Pub Date: May 18th, 2021
ISBN: 978-0-14-313290-5
Publisher: Penguin

Queer lives in Gilded Age America.

In 2003, while visiting San Francisco to celebrate her late grandmother’s life, Brown discovered, among her grandmother’s belongings, a photograph of a young, handsome man. She knew nothing about him at the time, but her discovery of Harrison Post sparked this absorbing debut book, a history of power, corruption, greed, and betrayal: her family’s saga. Her grandmother’s aunt had been the wife of millionaire tycoon and philanthropist William Andrews Clark Jr., who founded and supported the Los Angeles Philharmonic and established the monumental Clark Library at UCLA, where Clark housed his precious collection of Oscar Wilde letters. The son of a ruthless copper baron, half brother to the infamous recluse Huguette Clark, he was—like Brown—gay; Post was his lover. Aiming “to recuperate a lost gay history as a way to assert my own queer lineage,” the author uncovered a complicated tale: “a tangled, bewildering conspiracy about a man who’d been swept into one of the greatest fortunes in America only to be cast to the margins, a man taken captive in bizarre and gothic circumstances by his own family,” a man who survived imprisonment during World War II—and a man who proved to be a master of reinvention. Albert Weis Harrison met Clark Jr., a widower, when he was a salesman in Los Angeles.
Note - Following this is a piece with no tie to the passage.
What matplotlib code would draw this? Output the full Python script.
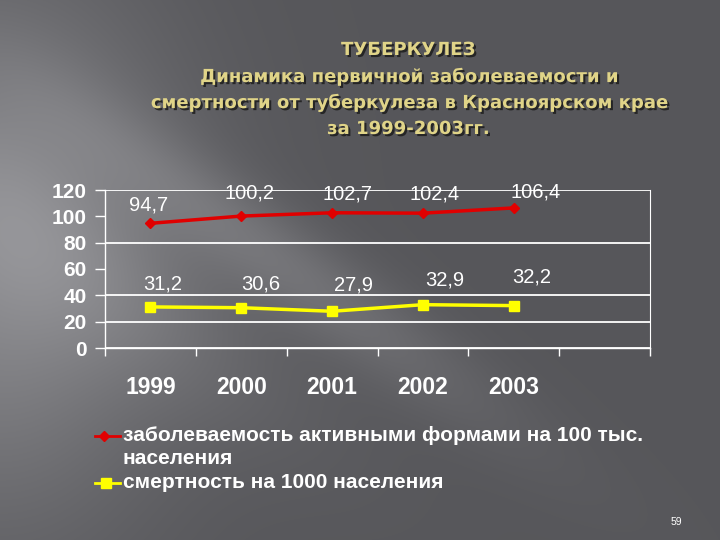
import numpy as np
import matplotlib
matplotlib.use("Agg")
import matplotlib.pyplot as plt
import matplotlib.patheffects as pe

years = ["1999", "2000", "2001", "2002", "2003"]
incidence = [94.7, 100.2, 102.7, 102.4, 106.4]
mortality = [31.2, 30.6, 27.9, 32.9, 32.2]
incidence_labels = ["94,7", "100,2", "102,7", "102,4", "106,4"]
mortality_labels = ["31,2", "30,6", "27,9", "32,9", "32,2"]
yticks = [0, 20, 40, 60, 80, 100, 120]
grid_values = [0, 20, 40, 80, 120]
title_lines = ["ТУБЕРКУЛЕЗ",
               "Динамика первичной заболеваемости и",
               "смертности от туберкулеза в Красноярском крае",
               "за 1999-2003гг."]
legend_inc = "заболеваемость активными формами на 100 тыс.\nнаселения"
legend_mort = "смертность на 1000 населения"

W, H = 720, 540
fig = plt.figure(figsize=(7.2, 5.4), dpi=100)

# background gradient
bg = fig.add_axes([0, 0, 1, 1], zorder=-10)
yy, xx = np.mgrid[0:H, 0:W].astype(float)
base = np.full((H, W), 0.34)
base += 0.20 * np.exp(-((xx) / 170.0) ** 2) * np.exp(-((yy - 250) / 260.0) ** 2)
d = (yy - 0.72 * xx - 60) / np.sqrt(1 + 0.72 ** 2)
along = (xx + 0.72 * yy) / np.sqrt(1 + 0.72 ** 2)
base += 0.10 * np.exp(-(d / 45.0) ** 2) * np.exp(-((along - 380) / 260.0) ** 2)
base += 0.06 * np.exp(-((d - 120) / 80.0) ** 2) * np.exp(-((along - 250) / 250.0) ** 2)
base = np.clip(base, 0, 1)
img = np.clip(np.dstack([base, base, base + 0.015]), 0, 1)
bg.imshow(img, extent=[0, W, H, 0], aspect="auto")
bg.set_xlim(0, W)
bg.set_ylim(H, 0)
bg.axis("off")

# title
title_color = "#e0d488"
shadow = [pe.withSimplePatchShadow(offset=(1.5, -1.5), shadow_rgbFace="#202020", alpha=0.9)]
ty = [50, 77, 103, 129]
for line, y in zip(title_lines, ty):
    fig.text(408 / W, 1 - y / H, line, ha="center", va="center", color=title_color,
             fontsize=13, fontweight="bold", family="DejaVu Sans", path_effects=shadow)

# chart
ax = fig.add_axes([105 / W, 1 - 348 / H, (650 - 105) / W, (348 - 190) / H])
ax.set_facecolor("none")
x = np.arange(len(years)) + 0.5
ax.set_xlim(0, 6)
ax.set_ylim(0, 120)

for v in grid_values:
    ax.axhline(v, color="white", lw=1.3, zorder=1)

ax.plot(x, incidence, color="#e00000", lw=2.5, marker="D", ms=5.5, zorder=3)
ax.plot(x, mortality, color="#ffff00", lw=2.5, marker="s", ms=7.5, zorder=3)

inc_off = [(-2, 18), (8, 23), (15, 19), (12, 19), (22, 16)]
mort_off = [(12, 23), (20, 24), (21, 26), (22, 25), (18, 29)]
for xi, v, lab, o in zip(x, incidence, incidence_labels, inc_off):
    ax.annotate(lab, (xi, v), xytext=o, textcoords="offset pixels", ha="center",
                va="center", color="white", fontsize=14.5, family="Liberation Sans")
for xi, v, lab, o in zip(x, mortality, mortality_labels, mort_off):
    ax.annotate(lab, (xi, v), xytext=o, textcoords="offset pixels", ha="center",
                va="center", color="white", fontsize=14.5, family="Liberation Sans")

ax.set_yticks(yticks)
ax.set_yticklabels([str(t) for t in yticks], color="white", fontsize=15,
                   family="Liberation Sans", fontweight="bold")
ax.set_xticks(np.arange(0, 7))
ax.set_xticklabels([])
ax.set_xticks(x, minor=True)
ax.set_xticklabels(years, minor=True, color="white", fontsize=16.5,
                   family="Liberation Sans", fontweight="bold")
ax.tick_params(axis="x", which="minor", length=0, pad=20)
ax.tick_params(axis="x", which="major", length=6, color="white", width=1)
ax.tick_params(axis="y", length=7, color="white", width=1, pad=6)
for s in ["left", "bottom", "right"]:
    ax.spines[s].set_color("white")
    ax.spines[s].set_linewidth(1.0)
ax.spines["top"].set_visible(False)
ax.spines["right"].set_linewidth(0.8)

# legend
lax = fig.add_axes([0, 0, 1, 1], zorder=5)
lax.set_xlim(0, W)
lax.set_ylim(H, 0)
lax.axis("off")
lax.plot([95, 120], [436, 436], color="#e00000", lw=2)
lax.plot([104], [436], marker="D", color="#e00000", ms=5, ls="none")
lax.plot([95, 120], [483, 483], color="#ffff00", lw=2)
lax.plot([106], [483], marker="s", color="#ffff00", ms=6.5, ls="none")
lax.text(123, 426, legend_inc, ha="left", va="top", color="white", fontsize=15,
         family="Liberation Sans", fontweight="bold", linespacing=1.3)
lax.text(123, 483, legend_mort, ha="left", va="center", color="white", fontsize=15,
         family="Liberation Sans", fontweight="bold")
lax.text(676, 522, "59", ha="center", va="center", color="white", fontsize=7.5,
         family="Liberation Sans")

fig.savefig("out.png", dpi=100)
By then, Harrison had taken the surname Post, and soon he was traveling in Clark’s entourage as his secretary, living in his mansion as his ward, and benefiting from Clark’s considerable largesse. Drawing on archival material, Brown recounts the eventful trajectory of the men’s lives, the charges that they managed to avoid through bribery or subterfuge, and the shady business dealings that maintained Clark’s wealth. The author is forthright in portraying the Clark family’s ruthlessness—especially wielded by William Clark Sr.—as well as Gilded Age society’s relentless persecution of homosexuals.

Thorough research informs an often sordid, entertaining history.